Extracted material
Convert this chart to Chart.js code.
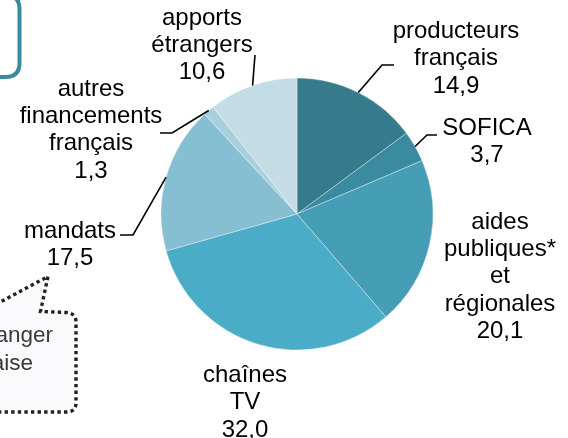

...

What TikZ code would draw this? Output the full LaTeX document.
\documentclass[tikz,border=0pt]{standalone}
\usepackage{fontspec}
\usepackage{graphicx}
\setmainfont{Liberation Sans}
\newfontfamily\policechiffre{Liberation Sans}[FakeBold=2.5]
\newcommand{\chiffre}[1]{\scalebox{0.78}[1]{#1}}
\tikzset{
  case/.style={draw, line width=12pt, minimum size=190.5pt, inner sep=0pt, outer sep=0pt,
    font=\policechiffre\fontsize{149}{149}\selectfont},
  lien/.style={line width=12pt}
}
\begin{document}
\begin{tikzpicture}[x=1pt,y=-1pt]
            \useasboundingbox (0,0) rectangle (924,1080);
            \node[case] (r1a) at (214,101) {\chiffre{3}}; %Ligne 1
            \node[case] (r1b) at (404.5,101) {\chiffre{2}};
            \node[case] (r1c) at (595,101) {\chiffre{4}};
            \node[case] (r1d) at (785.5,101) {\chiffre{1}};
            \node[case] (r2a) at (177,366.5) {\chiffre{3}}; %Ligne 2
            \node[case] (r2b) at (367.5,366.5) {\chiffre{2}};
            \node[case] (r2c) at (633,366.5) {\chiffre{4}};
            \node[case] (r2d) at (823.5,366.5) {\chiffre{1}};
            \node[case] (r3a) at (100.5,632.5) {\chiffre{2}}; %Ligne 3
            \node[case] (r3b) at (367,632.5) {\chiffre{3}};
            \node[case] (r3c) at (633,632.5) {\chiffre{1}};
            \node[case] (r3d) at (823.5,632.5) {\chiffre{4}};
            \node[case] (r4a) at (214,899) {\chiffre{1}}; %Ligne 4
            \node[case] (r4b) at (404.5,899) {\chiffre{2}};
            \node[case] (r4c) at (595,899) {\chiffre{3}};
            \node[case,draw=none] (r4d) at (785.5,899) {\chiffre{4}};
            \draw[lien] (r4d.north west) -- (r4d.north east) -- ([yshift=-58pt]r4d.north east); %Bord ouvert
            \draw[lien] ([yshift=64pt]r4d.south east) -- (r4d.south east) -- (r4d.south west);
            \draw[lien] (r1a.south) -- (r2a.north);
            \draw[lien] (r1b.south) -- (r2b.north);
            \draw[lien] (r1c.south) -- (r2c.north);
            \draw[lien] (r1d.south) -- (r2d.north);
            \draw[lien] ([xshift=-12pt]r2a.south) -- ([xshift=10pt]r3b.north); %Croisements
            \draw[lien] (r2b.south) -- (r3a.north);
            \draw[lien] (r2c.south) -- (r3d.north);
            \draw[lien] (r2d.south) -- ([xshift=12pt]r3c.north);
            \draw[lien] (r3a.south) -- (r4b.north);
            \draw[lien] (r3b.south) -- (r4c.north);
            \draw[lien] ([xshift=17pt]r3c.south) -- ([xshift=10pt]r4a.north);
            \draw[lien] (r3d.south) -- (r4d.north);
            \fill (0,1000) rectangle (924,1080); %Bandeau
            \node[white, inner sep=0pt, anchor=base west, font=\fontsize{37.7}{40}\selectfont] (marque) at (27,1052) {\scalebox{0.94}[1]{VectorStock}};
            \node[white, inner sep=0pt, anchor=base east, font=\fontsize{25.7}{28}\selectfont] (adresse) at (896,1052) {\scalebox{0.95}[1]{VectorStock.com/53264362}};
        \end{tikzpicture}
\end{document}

Task objective
Copy each line of the records above that carries the word "this".

Solution to the exercise
Convert this chart to Chart.js code.
What TikZ code would draw this? Output the full LaTeX document.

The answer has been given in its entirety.